CARROT CUPCAKES WITH CREAM CHEESE ICING



Carrot Cupcakes with Cream Cheese Icing image

Unfrosted, these carrot-filled cupcakes are perfect for breakfast on the run or a lunch-box treat.

Provided by Martha Stewart

Categories     Food & Cooking     Breakfast & Brunch Recipes

Time 50m

Yield Makes 12

Number Of Ingredients 15

1 cup granulated sugar
1/3 cup vegetable oil
2 tablespoons orange juice
3/4 teaspoon pure vanilla extract
2 large eggs
1 teaspoon baking powder
1/2 teaspoon baking soda
1/2 teaspoon ground allspice
1/2 teaspoon salt
3/4 cup plus 2 tablespoons all-purpose flour (spooned and leveled)
1 1/2 cups shredded carrots
1/2 cup chopped walnuts
1/4 cup shredded coconut, plus more for garnish
8-ounce bar cream cheese, room temperature
3/4 cup confectioners' sugar

Steps:

  • Preheat oven to 350 degrees. Oil a standard 12-cup muffin tin or line with paper liners. In a bowl, combine sugar, vegetable oil, orange juice, 1/2 teaspoon vanilla extract, and eggs.
  • Stir in baking powder, baking soda, allspice, and salt. Add flour; mix. Stir in carrots, walnuts, and coconut.
  • Divide batter evenly among muffin cups.
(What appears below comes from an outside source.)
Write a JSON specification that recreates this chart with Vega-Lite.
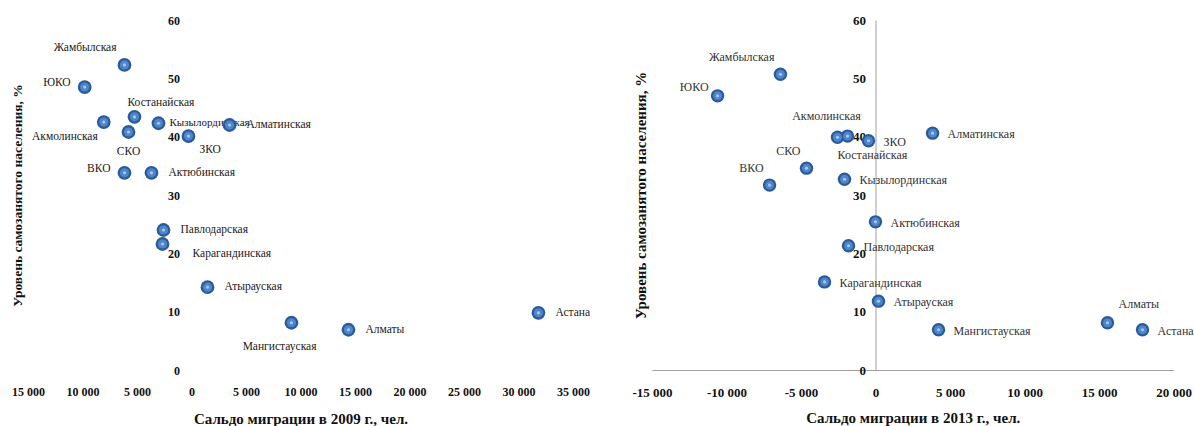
{
  "$schema": "https://vega.github.io/schema/vega-lite/v6.json",
  "padding": {"left": 10, "top": 14, "right": 0, "bottom": 0},
  "background": "white",
  "spacing": 79,
  "bounds": "flush",
  "config": {
    "font": "Liberation Serif",
    "view": {"stroke": null},
    "axis": {"labelFont": "Liberation Serif", "titleFont": "Liberation Serif", "grid": false, "ticks": false, "labelFlush": false, "labelColor": "#111", "titleColor": "#111"},
    "text": {"font": "Liberation Serif", "fontSize": 12, "color": "#1a1a1a"}
  },
  "datasets": {
    "d2009": [
      {"region": "Жамбылская", "x": -6150, "y": 52.3},
      {"region": "ЮКО", "x": -9800, "y": 48.5},
      {"region": "Акмолинская", "x": -8050, "y": 42.5},
      {"region": "Костанайская", "x": -5230, "y": 43.4},
      {"region": "СКО", "x": -5780, "y": 40.8},
      {"region": "Кызылординская", "x": -3030, "y": 42.3},
      {"region": "ЗКО", "x": -280, "y": 40.1},
      {"region": "Алматинская", "x": 3490, "y": 42.0},
      {"region": "ВКО", "x": -6150, "y": 33.8},
      {"region": "Актюбинская", "x": -3670, "y": 33.8},
      {"region": "Павлодарская", "x": -2570, "y": 24.0},
      {"region": "Карагандинская", "x": -2660, "y": 21.6},
      {"region": "Атырауская", "x": 1470, "y": 14.2},
      {"region": "Мангистауская", "x": 9170, "y": 8.1},
      {"region": "Алматы", "x": 14400, "y": 6.9},
      {"region": "Астана", "x": 31830, "y": 9.8}
    ],
    "d2013": [
      {"region": "Жамбылская", "x": -6380, "y": 50.7},
      {"region": "ЮКО", "x": -10600, "y": 47.0},
      {"region": "Акмолинская", "x": -2550, "y": 39.9},
      {"region": "Костанайская", "x": -1880, "y": 40.1},
      {"region": "ЗКО", "x": -470, "y": 39.3},
      {"region": "СКО", "x": -4630, "y": 34.6},
      {"region": "ВКО", "x": -7110, "y": 31.7},
      {"region": "Кызылординская", "x": -2080, "y": 32.7},
      {"region": "Актюбинская", "x": 0, "y": 25.4},
      {"region": "Павлодарская", "x": -1810, "y": 21.3},
      {"region": "Карагандинская", "x": -3420, "y": 15.1},
      {"region": "Атырауская", "x": 200, "y": 11.8},
      {"region": "Алматинская", "x": 3830, "y": 40.6},
      {"region": "Мангистауская", "x": 4230, "y": 6.9},
      {"region": "Алматы", "x": 15570, "y": 8.1},
      {"region": "Астана", "x": 17920, "y": 6.9}
    ]
  },
  "hconcat": [
    {
      "width": 545,
      "height": 350,
      "data": {"name": "d2009"},
      "encoding": {
        "x": {"field": "x", "type": "quantitative", "scale": {"domain": [-15000, 35000], "nice": false, "zero": false},
          "axis": {"values": [-15000, -10000, -5000, 0, 5000, 10000, 15000, 20000, 25000, 30000, 35000], "domain": false, "labelFontSize": 12, "labelFontWeight": "bold", "labelPadding": 16, "labelExpr": "replace(format(abs(datum.value), ',d'), ',', ' ')", "title": "Сальдо миграции в 2009 г., чел.", "titleFontSize": 15, "titleFontWeight": "bold", "titlePadding": 14}},
        "y": {"field": "y", "type": "quantitative", "scale": {"domain": [0, 60], "nice": false},
          "axis": {"values": [0, 10, 20, 30, 40, 50, 60], "domain": false, "offset": -163.5, "labelPadding": 12, "labelFontSize": 12, "labelFontWeight": "bold", "title": "Уровень самозанятого населения, %", "titleFontSize": 13.5, "titleFontWeight": "bold", "titleX": -174, "titleY": 175, "titleAngle": -90, "titleAlign": "center", "titleBaseline": "middle"}}
      },
      "layer": [
        {"transform": [{"filter": {"field": "region", "oneOf": ["Алматинская", "Актюбинская", "Павлодарская", "Атырауская", "Алматы", "Астана"]}}],
          "mark": {"type": "text", "align": "left", "dx": 17, "fontSize": 11.5}, "encoding": {"text": {"field": "region"}}},
        {"transform": [{"filter": {"field": "region", "oneOf": ["Кызылординская"]}}],
          "mark": {"type": "text", "align": "left", "dx": 11, "fontSize": 11}, "encoding": {"text": {"field": "region"}}},
        {"transform": [{"filter": {"field": "region", "oneOf": ["Жамбылская"]}}],
          "mark": {"type": "text", "align": "right", "dx": -8, "dy": -17, "fontSize": 11.5}, "encoding": {"text": {"field": "region"}}},
        {"transform": [{"filter": {"field": "region", "oneOf": ["ЮКО", "ВКО"]}}],
          "mark": {"type": "text", "align": "right", "dx": -14, "dy": -4, "fontSize": 11.5}, "encoding": {"text": {"field": "region"}}},
        {"transform": [{"filter": {"field": "region", "oneOf": ["Акмолинская"]}}],
          "mark": {"type": "text", "align": "right", "dx": -6, "dy": 15, "fontSize": 11.5}, "encoding": {"text": {"field": "region"}}},
        {"transform": [{"filter": {"field": "region", "oneOf": ["Костанайская"]}}],
          "mark": {"type": "text", "align": "left", "dx": -7, "dy": -14, "fontSize": 11.5}, "encoding": {"text": {"field": "region"}}},
        {"transform": [{"filter": {"field": "region", "oneOf": ["СКО"]}}],
          "mark": {"type": "text", "align": "center", "dy": 20, "fontSize": 11.5}, "encoding": {"text": {"field": "region"}}},
        {"transform": [{"filter": {"field": "region", "oneOf": ["Мангистауская"]}}],
          "mark": {"type": "text", "align": "right", "dx": 25, "dy": 24, "fontSize": 11.5}, "encoding": {"text": {"field": "region"}}},
        {"transform": [{"filter": {"field": "region", "oneOf": ["ЗКО"]}}],
          "mark": {"type": "text", "align": "left", "dx": 11, "dy": 14, "fontSize": 11.5}, "encoding": {"text": {"field": "region"}}},
        {"transform": [{"filter": {"field": "region", "oneOf": ["Карагандинская"]}}],
          "mark": {"type": "text", "align": "left", "dx": 30, "dy": 10, "fontSize": 11.5}, "encoding": {"text": {"field": "region"}}},
        {"mark": {"type": "circle", "size": 190, "color": "#2b5a98", "opacity": 1}},
        {"mark": {"type": "circle", "size": 85, "color": "#4f86cb", "opacity": 1}},
        {"mark": {"type": "circle", "size": 10, "color": "#a9c8ee", "opacity": 1}}
      ]
    },
    {
      "width": 521.5,
      "height": 350,
      "data": {"name": "d2013"},
      "encoding": {
        "x": {"field": "x", "type": "quantitative", "scale": {"domain": [-15000, 20000], "nice": false, "zero": false},
          "axis": {"values": [-15000, -10000, -5000, 0, 5000, 10000, 15000, 20000], "domain": true, "domainColor": "#a0a0a0", "labelFontSize": 13, "labelFontWeight": "bold", "labelPadding": 16, "labelExpr": "(datum.value < 0 ? '-' : '') + replace(format(abs(datum.value), ',d'), ',', ' ')", "title": "Сальдо миграции в 2013 г., чел.", "titleFontSize": 15, "titleFontWeight": "bold", "titlePadding": 11}},
        "y": {"field": "y", "type": "quantitative", "scale": {"domain": [0, 60], "nice": false},
          "axis": {"values": [0, 10, 20, 30, 40, 50, 60], "domain": true, "domainColor": "#a0a0a0", "offset": -223.5, "labelPadding": 10, "labelFontSize": 13, "labelFontWeight": "bold", "title": "Уровень самозанятого населения, %", "titleFontSize": 15, "titleFontWeight": "bold", "titleX": -235, "titleY": 175, "titleAngle": -90, "titleAlign": "center", "titleBaseline": "middle"}}
      },
      "layer": [
        {"transform": [{"filter": {"field": "region", "oneOf": ["ЗКО", "Кызылординская", "Актюбинская", "Павлодарская", "Карагандинская", "Атырауская", "Алматинская", "Мангистауская", "Астана"]}}],
          "mark": {"type": "text", "align": "left", "dx": 15, "dy": 1, "color": "#333"}, "encoding": {"text": {"field": "region"}}},
        {"transform": [{"filter": {"field": "region", "oneOf": ["Жамбылская", "СКО", "ВКО"]}}],
          "mark": {"type": "text", "align": "right", "dx": -6, "dy": -17, "color": "#333"}, "encoding": {"text": {"field": "region"}}},
        {"transform": [{"filter": {"field": "region", "oneOf": ["ЮКО"]}}],
          "mark": {"type": "text", "align": "right", "dx": -9, "dy": -9, "color": "#333"}, "encoding": {"text": {"field": "region"}}},
        {"transform": [{"filter": {"field": "region", "oneOf": ["Акмолинская"]}}],
          "mark": {"type": "text", "align": "center", "dx": -11, "dy": -21, "color": "#333"}, "encoding": {"text": {"field": "region"}}},
        {"transform": [{"filter": {"field": "region", "oneOf": ["Костанайская"]}}],
          "mark": {"type": "text", "align": "left", "dx": -10, "dy": 19, "color": "#333"}, "encoding": {"text": {"field": "region"}}},
        {"transform": [{"filter": {"field": "region", "oneOf": ["Алматы"]}}],
          "mark": {"type": "text", "align": "left", "dx": 11, "dy": -19, "color": "#333"}, "encoding": {"text": {"field": "region"}}},
        {"mark": {"type": "circle", "size": 180, "color": "#2b5a98", "opacity": 1}},
        {"mark": {"type": "circle", "size": 80, "color": "#4f86cb", "opacity": 1}},
        {"mark": {"type": "circle", "size": 10, "color": "#a9c8ee", "opacity": 1}}
      ]
    }
  ]
}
Bake until toothpick inserted in centers comes out clean, 25 minutes. Let cool completely before frosting.
  • For the icing: In a mixing bowl, combine cream cheese, confectioners' sugar, and remaining 1/4 teaspoon vanilla extract. Whisk until smooth.
  • Frost cupcakes, and garnish with shredded coconut.